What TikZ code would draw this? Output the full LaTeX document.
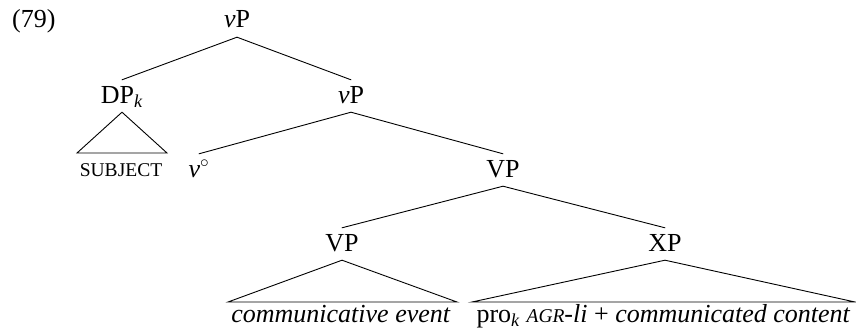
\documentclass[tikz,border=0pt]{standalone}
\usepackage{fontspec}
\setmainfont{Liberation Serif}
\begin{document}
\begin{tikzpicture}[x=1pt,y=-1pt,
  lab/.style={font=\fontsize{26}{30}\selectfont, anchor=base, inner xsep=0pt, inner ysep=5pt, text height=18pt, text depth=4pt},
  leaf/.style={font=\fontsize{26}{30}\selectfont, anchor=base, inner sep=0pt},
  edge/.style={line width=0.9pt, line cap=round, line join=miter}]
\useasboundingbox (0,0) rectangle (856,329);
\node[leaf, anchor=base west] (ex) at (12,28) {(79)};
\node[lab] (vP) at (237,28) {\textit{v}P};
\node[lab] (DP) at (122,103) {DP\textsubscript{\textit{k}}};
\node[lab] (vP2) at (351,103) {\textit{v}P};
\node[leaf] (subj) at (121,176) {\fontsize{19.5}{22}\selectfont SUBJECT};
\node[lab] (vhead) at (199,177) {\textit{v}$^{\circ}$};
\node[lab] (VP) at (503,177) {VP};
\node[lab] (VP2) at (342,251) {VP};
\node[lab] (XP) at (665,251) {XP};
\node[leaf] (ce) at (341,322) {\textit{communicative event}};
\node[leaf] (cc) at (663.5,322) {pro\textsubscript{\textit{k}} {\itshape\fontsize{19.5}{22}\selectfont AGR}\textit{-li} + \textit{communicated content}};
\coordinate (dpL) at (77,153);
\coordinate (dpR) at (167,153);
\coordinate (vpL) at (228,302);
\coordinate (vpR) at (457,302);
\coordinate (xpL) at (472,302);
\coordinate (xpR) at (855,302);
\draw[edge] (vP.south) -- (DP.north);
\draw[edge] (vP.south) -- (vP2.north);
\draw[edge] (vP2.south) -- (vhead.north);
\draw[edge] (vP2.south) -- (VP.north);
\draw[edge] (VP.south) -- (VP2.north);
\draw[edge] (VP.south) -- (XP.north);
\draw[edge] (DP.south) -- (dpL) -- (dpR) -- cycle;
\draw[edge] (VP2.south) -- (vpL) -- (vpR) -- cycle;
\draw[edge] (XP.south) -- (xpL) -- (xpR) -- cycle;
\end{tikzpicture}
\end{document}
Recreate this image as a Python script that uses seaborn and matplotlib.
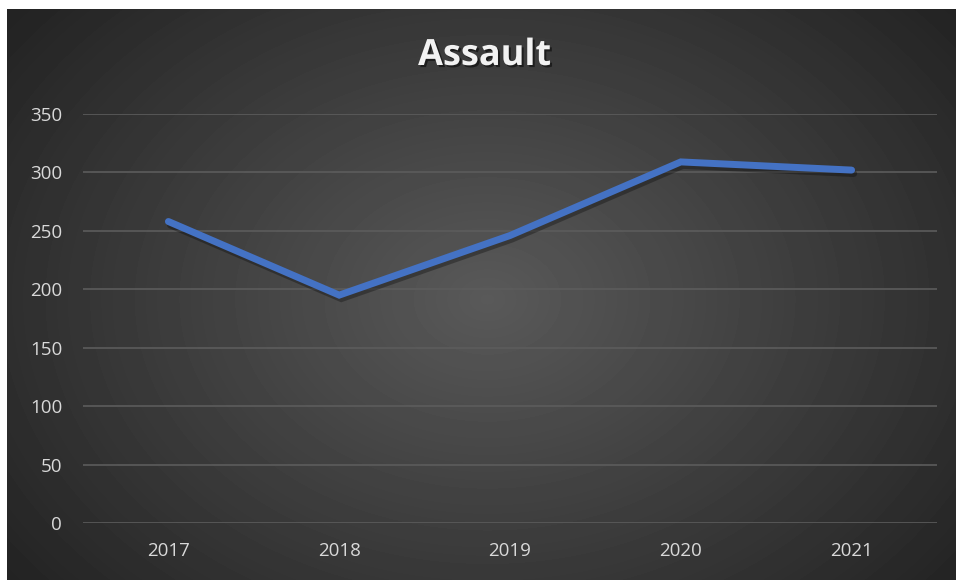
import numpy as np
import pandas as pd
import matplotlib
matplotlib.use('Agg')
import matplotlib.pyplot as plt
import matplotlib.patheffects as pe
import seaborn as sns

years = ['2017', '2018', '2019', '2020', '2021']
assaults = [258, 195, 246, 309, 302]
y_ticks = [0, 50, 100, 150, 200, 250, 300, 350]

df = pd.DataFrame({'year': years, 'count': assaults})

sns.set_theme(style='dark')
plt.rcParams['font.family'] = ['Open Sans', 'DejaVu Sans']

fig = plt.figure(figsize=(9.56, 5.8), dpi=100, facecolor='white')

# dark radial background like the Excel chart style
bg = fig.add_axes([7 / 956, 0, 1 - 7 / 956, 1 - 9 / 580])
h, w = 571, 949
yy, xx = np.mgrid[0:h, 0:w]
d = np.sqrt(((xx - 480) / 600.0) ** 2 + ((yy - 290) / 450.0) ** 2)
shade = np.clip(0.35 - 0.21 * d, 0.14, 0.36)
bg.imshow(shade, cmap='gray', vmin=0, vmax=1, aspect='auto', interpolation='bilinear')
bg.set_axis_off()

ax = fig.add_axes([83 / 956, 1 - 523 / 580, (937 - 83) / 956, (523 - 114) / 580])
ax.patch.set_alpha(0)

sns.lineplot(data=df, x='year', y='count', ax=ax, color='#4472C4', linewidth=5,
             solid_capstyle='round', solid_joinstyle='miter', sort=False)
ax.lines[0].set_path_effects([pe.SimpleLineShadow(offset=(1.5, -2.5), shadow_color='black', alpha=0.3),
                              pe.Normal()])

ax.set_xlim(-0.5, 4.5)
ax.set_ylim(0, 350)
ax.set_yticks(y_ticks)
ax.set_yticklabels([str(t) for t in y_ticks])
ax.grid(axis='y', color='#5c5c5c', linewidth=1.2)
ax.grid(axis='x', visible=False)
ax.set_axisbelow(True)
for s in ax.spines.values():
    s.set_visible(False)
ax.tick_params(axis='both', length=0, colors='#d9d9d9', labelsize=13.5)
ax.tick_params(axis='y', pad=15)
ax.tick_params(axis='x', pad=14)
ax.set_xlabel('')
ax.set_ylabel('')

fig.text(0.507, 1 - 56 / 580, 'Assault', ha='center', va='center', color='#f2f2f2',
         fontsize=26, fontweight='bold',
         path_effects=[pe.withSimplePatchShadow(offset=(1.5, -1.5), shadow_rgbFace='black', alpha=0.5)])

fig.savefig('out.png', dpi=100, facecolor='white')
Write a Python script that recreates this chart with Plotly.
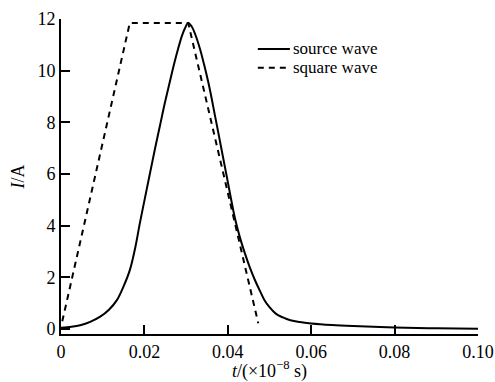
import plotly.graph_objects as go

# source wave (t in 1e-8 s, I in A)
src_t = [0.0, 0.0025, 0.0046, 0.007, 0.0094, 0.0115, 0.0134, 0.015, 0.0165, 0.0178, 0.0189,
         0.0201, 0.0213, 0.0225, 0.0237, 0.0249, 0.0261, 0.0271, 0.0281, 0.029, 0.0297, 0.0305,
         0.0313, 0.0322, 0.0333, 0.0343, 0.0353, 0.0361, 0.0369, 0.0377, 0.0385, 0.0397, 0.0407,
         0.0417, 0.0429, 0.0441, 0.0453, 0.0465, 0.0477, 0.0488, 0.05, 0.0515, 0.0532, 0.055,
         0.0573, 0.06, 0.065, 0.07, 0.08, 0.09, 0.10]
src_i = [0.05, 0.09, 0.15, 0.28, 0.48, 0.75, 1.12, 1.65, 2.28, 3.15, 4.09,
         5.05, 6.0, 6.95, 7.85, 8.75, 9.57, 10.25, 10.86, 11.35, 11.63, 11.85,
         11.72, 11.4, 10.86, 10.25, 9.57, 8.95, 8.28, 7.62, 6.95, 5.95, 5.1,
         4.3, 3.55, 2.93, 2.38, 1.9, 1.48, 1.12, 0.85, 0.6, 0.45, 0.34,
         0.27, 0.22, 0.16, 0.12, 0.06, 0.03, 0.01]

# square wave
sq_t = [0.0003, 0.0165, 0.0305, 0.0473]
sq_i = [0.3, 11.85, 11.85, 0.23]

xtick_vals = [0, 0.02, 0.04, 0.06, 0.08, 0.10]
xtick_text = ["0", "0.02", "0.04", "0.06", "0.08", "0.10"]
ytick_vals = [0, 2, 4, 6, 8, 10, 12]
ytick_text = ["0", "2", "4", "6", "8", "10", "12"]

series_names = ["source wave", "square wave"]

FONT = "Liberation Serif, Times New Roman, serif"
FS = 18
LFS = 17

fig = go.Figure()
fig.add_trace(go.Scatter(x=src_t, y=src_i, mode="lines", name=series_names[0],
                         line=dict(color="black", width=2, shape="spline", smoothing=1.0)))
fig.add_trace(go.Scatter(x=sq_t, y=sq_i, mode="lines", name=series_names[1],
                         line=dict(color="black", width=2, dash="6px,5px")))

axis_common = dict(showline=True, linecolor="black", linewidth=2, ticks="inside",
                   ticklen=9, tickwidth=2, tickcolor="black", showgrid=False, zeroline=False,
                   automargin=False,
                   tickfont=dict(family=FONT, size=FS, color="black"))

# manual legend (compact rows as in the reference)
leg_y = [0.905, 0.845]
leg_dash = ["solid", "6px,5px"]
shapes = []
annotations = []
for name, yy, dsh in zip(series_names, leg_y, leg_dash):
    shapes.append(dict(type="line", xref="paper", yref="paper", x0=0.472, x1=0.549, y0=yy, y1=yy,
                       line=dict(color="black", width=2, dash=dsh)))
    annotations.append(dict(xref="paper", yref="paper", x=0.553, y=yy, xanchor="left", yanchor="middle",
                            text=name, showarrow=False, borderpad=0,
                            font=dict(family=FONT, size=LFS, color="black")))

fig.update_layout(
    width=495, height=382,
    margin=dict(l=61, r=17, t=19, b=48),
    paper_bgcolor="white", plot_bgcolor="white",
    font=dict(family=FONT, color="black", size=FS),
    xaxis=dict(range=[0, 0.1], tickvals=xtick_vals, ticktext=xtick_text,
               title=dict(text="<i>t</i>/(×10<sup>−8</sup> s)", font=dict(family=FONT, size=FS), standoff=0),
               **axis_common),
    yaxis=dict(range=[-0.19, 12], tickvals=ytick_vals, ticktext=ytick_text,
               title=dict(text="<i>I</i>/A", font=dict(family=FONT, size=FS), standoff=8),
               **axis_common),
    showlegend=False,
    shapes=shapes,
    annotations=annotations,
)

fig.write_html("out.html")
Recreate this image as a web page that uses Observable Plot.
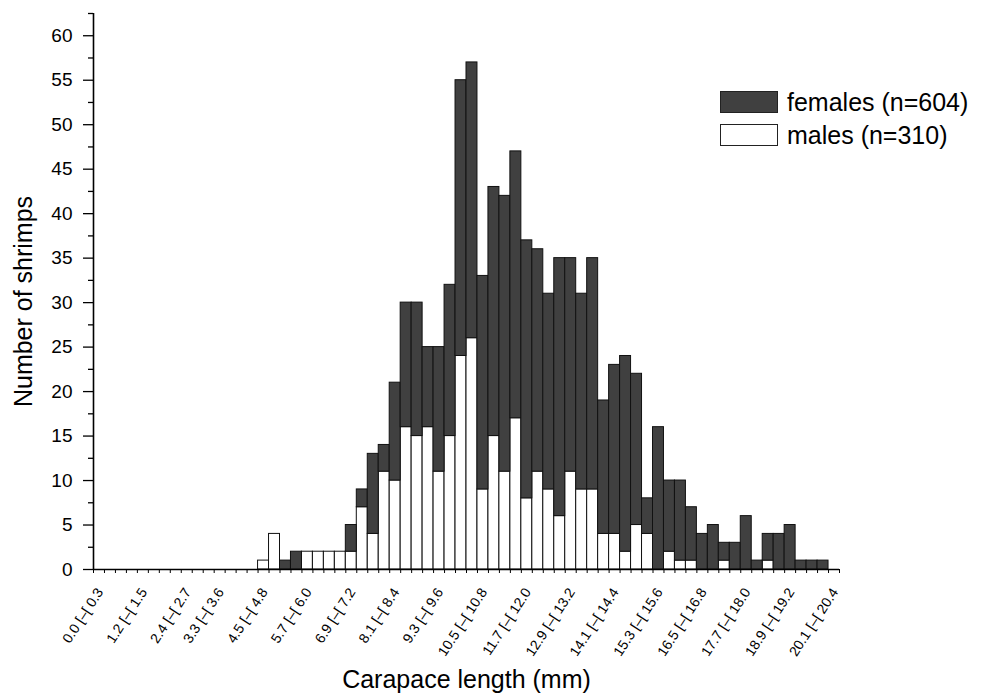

--*--

**Your objective:**
Find the word "Python" in the data and copy out each line where it turns up.

**Output of the exercise:**
Recreate this image as a Python script that uses seaborn and matplotlib.
Write a Python script that recreates this chart with Plotly.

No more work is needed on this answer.